Filter the entries below, keeping every line that has the word "matplotlib".
[START OF Exercise inputs]
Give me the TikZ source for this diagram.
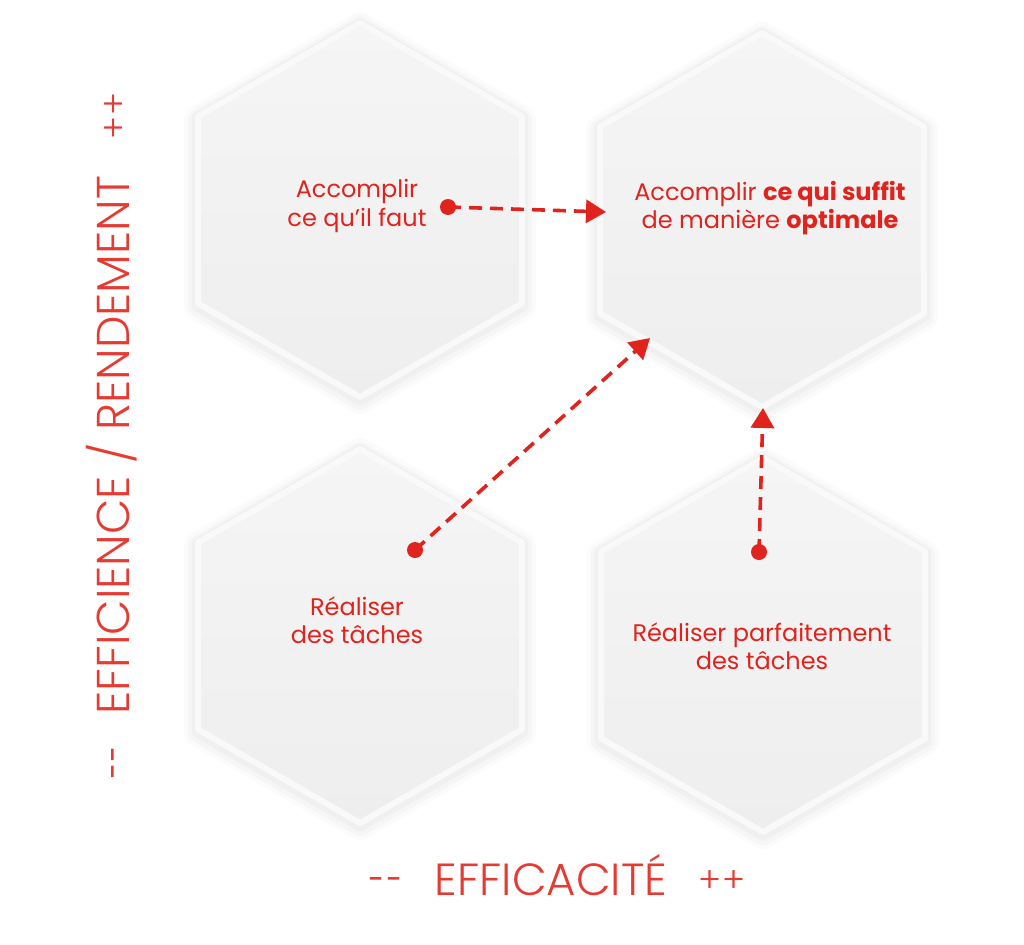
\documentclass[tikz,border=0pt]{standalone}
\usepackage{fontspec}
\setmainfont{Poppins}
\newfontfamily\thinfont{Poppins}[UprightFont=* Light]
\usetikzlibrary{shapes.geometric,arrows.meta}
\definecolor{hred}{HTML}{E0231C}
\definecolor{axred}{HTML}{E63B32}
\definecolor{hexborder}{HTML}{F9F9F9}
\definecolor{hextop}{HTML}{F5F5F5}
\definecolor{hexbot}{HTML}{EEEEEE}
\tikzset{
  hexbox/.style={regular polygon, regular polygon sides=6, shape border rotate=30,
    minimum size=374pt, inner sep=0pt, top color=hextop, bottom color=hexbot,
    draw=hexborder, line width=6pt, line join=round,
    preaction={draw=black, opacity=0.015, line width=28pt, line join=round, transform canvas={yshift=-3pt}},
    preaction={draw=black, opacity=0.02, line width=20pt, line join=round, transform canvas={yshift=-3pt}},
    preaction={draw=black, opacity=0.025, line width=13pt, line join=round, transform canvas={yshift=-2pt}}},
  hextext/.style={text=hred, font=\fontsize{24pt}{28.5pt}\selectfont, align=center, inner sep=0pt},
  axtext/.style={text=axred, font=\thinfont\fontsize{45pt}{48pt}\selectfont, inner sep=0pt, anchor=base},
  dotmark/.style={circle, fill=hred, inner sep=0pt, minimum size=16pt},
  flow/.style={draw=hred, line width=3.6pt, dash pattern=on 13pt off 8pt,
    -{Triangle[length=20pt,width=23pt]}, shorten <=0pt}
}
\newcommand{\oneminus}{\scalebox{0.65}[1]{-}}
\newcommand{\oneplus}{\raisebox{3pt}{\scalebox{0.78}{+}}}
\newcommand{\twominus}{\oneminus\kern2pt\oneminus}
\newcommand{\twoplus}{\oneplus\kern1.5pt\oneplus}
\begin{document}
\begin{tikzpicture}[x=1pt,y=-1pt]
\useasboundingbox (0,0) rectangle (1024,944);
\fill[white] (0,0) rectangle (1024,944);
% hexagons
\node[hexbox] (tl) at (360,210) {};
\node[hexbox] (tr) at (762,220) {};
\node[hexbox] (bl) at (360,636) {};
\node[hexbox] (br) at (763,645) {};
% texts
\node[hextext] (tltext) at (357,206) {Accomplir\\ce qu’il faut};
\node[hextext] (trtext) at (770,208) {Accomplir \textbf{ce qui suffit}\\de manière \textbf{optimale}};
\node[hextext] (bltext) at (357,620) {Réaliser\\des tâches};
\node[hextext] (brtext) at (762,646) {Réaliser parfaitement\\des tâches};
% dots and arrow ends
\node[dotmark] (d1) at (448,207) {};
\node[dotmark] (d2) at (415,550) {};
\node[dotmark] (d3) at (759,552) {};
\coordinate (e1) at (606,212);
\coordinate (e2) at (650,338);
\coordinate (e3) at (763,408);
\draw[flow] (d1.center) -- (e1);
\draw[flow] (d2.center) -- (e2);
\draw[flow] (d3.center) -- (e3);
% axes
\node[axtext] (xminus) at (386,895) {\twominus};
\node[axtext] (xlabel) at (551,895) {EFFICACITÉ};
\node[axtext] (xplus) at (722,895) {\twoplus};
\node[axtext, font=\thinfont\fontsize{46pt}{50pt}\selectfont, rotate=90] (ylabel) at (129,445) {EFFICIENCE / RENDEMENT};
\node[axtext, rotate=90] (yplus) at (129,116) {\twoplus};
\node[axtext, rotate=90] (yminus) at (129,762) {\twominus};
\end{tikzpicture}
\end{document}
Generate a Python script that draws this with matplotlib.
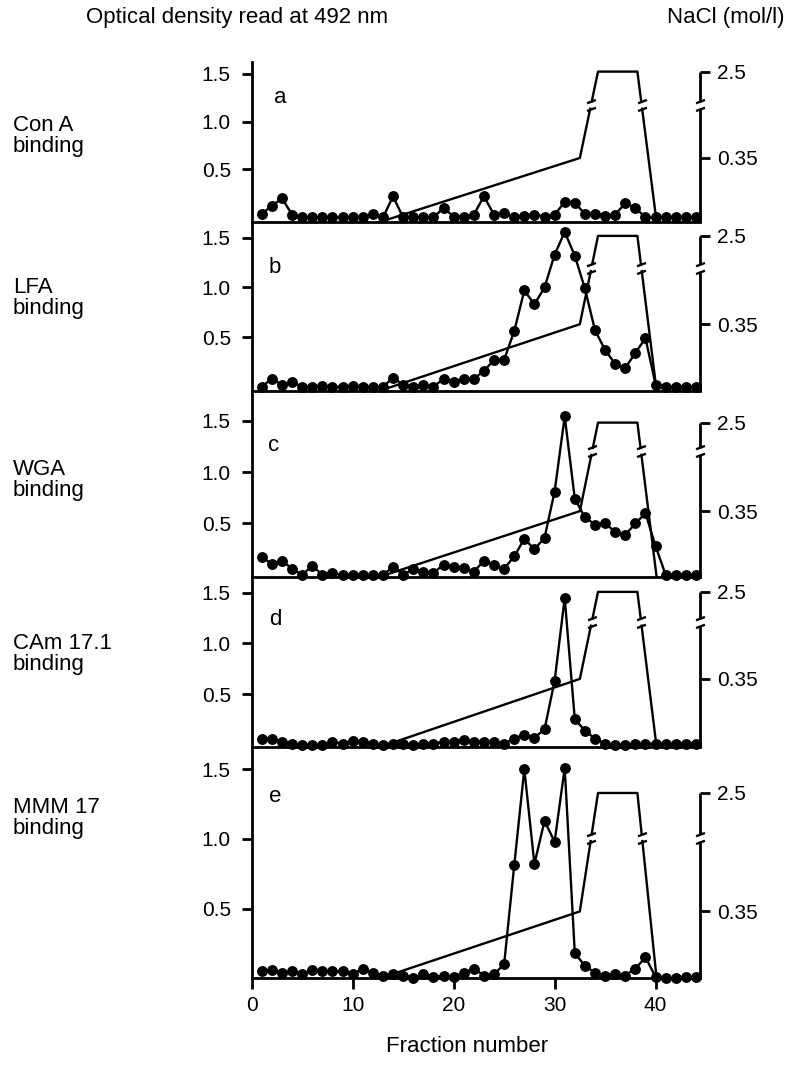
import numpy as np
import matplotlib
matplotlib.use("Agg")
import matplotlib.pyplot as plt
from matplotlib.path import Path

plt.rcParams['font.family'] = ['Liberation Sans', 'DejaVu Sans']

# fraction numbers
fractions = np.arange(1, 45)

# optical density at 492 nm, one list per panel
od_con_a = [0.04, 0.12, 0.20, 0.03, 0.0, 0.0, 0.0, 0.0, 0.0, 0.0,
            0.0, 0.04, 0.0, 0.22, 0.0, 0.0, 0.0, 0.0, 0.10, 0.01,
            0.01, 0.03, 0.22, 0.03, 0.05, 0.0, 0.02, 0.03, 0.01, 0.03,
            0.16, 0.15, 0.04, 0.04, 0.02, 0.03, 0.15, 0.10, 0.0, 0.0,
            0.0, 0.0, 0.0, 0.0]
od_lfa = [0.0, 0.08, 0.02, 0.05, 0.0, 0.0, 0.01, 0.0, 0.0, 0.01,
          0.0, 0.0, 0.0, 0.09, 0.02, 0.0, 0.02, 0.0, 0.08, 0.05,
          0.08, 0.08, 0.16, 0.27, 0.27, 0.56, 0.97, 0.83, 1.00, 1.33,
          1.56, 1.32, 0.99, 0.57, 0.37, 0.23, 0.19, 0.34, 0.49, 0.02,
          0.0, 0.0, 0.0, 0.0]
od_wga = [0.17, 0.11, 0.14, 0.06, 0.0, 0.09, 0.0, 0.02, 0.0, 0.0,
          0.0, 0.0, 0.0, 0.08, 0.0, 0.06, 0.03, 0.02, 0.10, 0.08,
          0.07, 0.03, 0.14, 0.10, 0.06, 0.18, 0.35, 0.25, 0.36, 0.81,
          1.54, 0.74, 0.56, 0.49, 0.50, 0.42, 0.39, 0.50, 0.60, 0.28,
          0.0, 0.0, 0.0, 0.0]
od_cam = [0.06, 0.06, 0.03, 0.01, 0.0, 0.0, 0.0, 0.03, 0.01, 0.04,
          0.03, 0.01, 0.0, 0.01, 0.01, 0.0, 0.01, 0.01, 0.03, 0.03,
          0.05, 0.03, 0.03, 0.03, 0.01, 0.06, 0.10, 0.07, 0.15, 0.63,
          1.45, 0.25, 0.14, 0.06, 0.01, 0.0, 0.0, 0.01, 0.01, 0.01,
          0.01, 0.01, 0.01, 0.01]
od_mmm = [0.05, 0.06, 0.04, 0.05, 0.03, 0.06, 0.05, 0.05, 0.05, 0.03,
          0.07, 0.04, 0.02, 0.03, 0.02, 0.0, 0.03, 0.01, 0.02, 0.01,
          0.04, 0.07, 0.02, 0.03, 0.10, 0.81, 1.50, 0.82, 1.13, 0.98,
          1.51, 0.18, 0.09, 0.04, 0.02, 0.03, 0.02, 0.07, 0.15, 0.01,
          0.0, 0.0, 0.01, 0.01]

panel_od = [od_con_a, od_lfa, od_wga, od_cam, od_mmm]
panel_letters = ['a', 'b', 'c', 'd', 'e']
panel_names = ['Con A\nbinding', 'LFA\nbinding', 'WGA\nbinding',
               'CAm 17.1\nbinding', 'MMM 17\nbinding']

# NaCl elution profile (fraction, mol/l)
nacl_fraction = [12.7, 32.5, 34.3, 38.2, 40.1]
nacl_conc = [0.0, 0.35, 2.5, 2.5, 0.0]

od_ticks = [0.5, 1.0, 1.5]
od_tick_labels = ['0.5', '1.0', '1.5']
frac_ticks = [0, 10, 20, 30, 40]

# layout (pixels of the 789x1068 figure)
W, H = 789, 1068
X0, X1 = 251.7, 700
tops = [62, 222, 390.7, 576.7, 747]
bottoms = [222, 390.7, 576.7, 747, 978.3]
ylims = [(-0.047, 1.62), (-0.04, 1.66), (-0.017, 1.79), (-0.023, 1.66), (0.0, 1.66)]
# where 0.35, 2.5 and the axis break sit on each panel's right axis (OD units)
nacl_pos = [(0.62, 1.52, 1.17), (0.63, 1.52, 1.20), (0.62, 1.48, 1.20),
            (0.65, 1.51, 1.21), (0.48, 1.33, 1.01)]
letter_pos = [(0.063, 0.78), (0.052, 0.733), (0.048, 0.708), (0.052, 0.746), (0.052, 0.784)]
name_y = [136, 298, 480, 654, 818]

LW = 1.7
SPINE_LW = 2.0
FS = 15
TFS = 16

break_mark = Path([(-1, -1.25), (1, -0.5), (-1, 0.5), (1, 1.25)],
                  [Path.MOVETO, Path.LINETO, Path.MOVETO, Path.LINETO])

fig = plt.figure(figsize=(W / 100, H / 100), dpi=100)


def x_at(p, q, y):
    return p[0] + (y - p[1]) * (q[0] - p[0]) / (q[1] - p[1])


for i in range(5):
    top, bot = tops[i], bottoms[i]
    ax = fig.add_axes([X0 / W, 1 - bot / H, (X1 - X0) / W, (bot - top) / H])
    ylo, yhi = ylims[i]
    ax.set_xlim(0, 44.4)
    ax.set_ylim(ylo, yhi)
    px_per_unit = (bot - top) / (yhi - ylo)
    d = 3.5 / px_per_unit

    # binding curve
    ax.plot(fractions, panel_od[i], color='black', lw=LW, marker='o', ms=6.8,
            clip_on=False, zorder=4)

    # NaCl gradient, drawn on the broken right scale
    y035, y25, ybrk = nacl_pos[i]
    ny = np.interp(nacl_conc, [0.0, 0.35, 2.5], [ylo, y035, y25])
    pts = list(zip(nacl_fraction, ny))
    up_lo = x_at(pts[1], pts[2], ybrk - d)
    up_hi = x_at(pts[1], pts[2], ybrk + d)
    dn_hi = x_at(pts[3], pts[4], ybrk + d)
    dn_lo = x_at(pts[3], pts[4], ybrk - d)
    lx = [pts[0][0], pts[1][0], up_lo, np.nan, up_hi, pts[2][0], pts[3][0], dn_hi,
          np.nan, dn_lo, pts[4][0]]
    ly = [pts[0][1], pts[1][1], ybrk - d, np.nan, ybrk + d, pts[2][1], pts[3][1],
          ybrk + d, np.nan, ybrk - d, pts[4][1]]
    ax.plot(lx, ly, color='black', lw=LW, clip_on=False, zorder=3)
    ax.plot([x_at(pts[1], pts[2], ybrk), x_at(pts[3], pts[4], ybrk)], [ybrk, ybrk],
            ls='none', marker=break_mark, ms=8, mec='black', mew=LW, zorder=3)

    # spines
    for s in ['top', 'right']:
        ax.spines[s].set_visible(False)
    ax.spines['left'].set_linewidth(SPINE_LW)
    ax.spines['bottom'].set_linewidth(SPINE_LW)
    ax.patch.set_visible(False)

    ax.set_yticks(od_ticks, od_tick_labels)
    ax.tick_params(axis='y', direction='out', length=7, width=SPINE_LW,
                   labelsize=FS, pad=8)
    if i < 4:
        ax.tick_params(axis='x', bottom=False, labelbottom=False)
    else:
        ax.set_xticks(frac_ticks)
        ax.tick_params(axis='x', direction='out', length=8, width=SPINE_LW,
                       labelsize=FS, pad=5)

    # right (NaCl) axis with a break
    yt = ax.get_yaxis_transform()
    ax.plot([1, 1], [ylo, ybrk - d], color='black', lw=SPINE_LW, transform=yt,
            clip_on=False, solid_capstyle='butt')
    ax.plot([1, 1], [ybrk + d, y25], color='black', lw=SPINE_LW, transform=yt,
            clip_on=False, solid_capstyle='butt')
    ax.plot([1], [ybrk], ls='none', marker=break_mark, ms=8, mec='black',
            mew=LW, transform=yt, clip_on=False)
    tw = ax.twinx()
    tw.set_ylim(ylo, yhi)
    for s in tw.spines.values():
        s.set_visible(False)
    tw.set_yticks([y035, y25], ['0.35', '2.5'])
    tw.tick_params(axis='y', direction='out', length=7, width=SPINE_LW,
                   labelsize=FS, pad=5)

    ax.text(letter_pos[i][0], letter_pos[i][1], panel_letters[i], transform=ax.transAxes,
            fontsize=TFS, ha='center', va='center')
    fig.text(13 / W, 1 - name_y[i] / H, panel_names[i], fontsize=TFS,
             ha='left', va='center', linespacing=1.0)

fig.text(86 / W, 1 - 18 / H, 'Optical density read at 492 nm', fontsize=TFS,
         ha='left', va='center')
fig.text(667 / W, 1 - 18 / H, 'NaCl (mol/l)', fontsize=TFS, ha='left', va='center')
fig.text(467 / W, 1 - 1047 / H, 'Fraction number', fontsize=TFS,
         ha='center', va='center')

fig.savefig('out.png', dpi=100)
[END OF Exercise inputs]
◆ **Finished task**:
Generate a Python script that draws this with matplotlib.
import matplotlib
matplotlib.use("Agg")
import matplotlib.pyplot as plt
from matplotlib.path import Path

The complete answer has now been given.